| GIVEN TASK |
Search the data below for "picture"; list each line that holds it.

| INFORMATION SHOWN |
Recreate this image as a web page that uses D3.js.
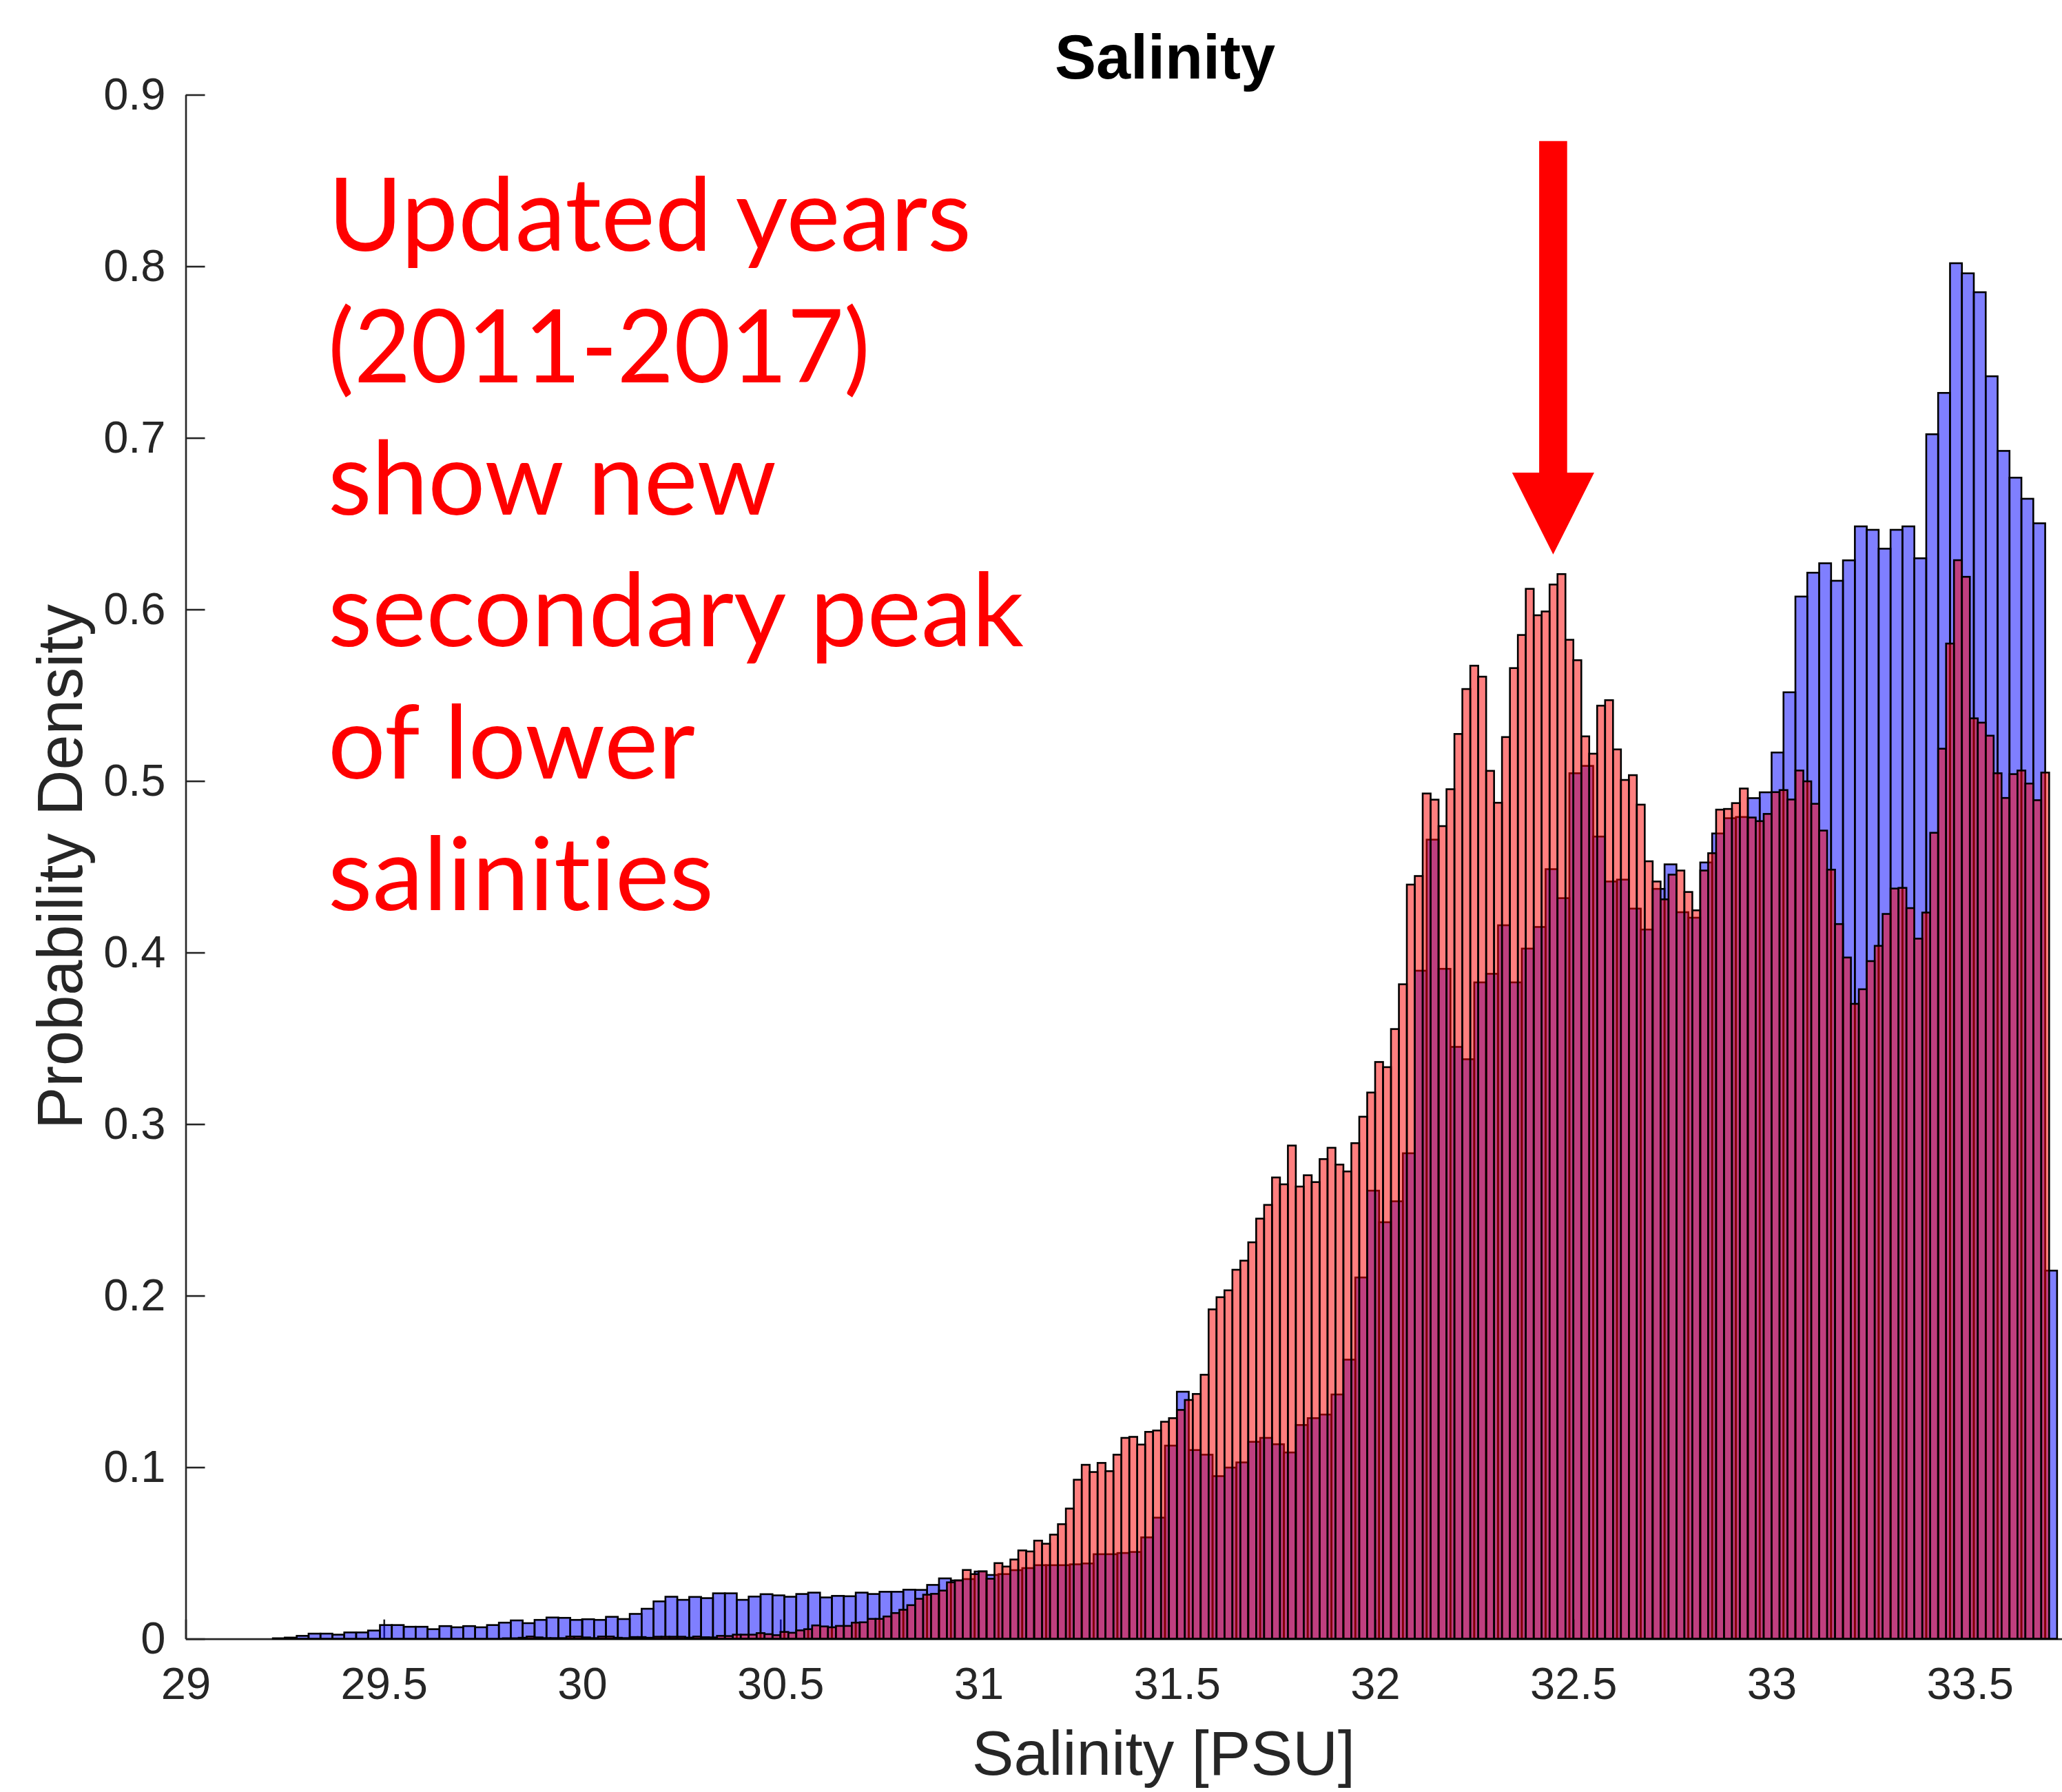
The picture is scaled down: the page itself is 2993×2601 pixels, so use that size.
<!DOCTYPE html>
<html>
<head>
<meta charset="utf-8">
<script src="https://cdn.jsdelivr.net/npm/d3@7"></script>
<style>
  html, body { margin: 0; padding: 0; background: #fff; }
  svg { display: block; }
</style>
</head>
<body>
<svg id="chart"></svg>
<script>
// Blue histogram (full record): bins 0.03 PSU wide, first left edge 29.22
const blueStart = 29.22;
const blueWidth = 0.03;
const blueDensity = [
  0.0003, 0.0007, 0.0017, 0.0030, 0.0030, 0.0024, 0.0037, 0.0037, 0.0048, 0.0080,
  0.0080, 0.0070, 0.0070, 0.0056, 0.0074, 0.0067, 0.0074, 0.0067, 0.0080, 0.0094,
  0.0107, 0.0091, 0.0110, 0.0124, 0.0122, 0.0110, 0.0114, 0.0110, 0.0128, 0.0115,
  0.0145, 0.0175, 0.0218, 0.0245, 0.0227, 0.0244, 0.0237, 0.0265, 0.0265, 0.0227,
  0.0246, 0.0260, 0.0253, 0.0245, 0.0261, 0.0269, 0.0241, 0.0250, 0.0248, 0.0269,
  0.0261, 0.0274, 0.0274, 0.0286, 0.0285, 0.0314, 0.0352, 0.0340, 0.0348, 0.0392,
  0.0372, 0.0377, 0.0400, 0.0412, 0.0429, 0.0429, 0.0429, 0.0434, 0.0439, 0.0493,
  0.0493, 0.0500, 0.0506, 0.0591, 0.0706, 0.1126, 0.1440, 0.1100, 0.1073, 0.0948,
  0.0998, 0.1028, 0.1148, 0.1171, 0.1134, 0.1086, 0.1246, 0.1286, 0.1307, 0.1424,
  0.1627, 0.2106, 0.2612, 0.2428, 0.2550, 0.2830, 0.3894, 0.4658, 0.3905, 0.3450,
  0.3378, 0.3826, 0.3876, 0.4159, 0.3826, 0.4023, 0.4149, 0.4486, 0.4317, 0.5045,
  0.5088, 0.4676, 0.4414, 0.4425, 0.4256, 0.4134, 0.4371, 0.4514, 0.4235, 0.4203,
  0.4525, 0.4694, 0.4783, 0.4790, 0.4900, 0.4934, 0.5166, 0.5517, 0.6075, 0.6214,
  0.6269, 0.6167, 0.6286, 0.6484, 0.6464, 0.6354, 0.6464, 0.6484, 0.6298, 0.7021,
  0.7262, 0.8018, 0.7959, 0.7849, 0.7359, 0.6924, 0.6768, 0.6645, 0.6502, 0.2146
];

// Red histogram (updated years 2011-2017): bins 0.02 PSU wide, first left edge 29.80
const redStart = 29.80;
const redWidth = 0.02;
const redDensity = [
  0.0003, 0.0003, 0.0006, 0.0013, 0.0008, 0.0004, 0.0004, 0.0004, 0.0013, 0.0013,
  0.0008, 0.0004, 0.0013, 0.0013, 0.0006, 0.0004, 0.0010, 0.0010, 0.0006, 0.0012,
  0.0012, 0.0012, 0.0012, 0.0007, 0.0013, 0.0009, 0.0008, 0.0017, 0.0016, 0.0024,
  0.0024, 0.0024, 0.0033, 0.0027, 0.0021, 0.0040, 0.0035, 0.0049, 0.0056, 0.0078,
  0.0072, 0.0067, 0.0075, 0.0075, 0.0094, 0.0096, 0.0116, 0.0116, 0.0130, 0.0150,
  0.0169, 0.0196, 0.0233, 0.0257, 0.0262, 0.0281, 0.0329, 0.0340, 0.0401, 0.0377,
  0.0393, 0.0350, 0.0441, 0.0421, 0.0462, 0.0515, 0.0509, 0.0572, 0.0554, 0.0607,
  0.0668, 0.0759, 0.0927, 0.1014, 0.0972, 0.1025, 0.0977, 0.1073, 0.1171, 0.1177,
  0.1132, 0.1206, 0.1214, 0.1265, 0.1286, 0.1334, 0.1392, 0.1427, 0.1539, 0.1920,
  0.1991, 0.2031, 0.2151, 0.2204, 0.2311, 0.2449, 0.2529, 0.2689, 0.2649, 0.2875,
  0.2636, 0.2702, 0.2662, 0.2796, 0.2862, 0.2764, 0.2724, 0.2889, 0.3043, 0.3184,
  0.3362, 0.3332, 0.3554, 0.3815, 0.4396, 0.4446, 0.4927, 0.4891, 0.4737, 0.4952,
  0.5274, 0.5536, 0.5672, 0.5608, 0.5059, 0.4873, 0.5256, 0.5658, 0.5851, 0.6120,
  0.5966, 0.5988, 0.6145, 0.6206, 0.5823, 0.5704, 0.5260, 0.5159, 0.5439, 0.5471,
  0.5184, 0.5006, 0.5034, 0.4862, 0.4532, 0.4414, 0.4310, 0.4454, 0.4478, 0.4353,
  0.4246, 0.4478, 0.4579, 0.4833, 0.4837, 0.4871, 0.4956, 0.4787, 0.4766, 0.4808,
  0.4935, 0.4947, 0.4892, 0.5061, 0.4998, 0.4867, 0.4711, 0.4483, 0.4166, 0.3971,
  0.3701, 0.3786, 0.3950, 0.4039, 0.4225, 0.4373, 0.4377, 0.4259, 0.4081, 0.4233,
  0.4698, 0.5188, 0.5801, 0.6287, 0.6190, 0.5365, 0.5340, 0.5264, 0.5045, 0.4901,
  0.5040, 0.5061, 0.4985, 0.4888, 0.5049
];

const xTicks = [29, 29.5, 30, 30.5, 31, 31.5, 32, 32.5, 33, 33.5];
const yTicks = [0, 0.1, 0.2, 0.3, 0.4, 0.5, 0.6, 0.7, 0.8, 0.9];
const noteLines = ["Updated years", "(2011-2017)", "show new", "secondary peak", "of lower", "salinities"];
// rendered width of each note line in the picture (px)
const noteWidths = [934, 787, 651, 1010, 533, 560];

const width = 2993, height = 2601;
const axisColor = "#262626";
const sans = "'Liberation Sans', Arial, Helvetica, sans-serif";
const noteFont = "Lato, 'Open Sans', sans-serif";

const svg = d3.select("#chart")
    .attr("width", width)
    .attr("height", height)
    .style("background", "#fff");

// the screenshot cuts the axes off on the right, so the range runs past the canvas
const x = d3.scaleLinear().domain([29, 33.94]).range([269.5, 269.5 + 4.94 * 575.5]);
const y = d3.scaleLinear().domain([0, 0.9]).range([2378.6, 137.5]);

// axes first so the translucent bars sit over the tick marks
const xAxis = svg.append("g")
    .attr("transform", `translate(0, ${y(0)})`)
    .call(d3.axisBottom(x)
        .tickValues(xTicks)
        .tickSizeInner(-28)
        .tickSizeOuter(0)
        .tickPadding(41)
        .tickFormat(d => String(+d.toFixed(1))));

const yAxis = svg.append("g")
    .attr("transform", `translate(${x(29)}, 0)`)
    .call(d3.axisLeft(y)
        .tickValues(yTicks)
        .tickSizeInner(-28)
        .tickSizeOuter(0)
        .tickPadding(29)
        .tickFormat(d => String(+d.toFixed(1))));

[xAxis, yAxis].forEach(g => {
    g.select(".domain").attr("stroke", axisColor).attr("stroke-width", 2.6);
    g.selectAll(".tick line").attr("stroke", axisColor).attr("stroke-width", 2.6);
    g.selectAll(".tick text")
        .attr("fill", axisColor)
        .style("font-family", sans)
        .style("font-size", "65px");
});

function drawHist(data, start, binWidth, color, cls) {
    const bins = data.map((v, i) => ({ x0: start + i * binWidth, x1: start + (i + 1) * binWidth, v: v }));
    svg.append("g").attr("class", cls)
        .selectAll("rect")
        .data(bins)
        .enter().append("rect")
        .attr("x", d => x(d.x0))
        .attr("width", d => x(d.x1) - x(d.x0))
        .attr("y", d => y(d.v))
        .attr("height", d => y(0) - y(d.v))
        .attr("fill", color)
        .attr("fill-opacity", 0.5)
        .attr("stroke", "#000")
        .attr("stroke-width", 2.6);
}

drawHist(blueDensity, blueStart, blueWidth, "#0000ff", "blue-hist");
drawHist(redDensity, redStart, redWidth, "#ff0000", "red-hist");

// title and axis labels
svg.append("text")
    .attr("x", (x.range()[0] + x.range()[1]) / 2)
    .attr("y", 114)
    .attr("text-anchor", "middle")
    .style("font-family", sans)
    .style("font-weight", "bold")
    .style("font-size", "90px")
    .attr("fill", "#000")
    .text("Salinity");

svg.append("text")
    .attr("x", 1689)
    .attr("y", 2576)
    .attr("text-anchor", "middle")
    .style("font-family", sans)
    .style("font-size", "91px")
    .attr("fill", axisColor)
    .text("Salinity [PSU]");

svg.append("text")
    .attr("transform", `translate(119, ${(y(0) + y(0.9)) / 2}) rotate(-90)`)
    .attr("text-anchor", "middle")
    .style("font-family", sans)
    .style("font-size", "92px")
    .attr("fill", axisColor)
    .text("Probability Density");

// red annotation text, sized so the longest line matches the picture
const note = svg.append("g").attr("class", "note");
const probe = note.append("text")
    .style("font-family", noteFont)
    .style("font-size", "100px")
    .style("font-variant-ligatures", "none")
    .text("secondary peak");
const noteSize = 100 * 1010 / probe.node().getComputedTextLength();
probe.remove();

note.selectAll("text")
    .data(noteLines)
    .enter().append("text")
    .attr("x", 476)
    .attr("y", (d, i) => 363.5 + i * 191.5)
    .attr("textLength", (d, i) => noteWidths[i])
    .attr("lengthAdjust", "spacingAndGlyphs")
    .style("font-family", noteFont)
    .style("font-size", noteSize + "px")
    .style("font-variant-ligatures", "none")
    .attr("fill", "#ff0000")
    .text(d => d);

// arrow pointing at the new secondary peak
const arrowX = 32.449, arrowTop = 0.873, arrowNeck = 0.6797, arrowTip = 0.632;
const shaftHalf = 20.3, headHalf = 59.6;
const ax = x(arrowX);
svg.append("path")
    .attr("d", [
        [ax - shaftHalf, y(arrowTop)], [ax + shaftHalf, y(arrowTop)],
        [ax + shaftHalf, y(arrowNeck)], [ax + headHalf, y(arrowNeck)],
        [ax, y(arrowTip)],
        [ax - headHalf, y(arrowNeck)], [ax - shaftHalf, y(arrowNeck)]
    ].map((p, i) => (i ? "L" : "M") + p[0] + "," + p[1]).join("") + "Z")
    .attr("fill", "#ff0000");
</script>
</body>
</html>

| SOLUTION FOR THIS TASK |
The picture is scaled down: the page itself is 2993×2601 pixels, so use that size.
// rendered width of each note line in the picture (px)
// red annotation text, sized so the longest line matches the picture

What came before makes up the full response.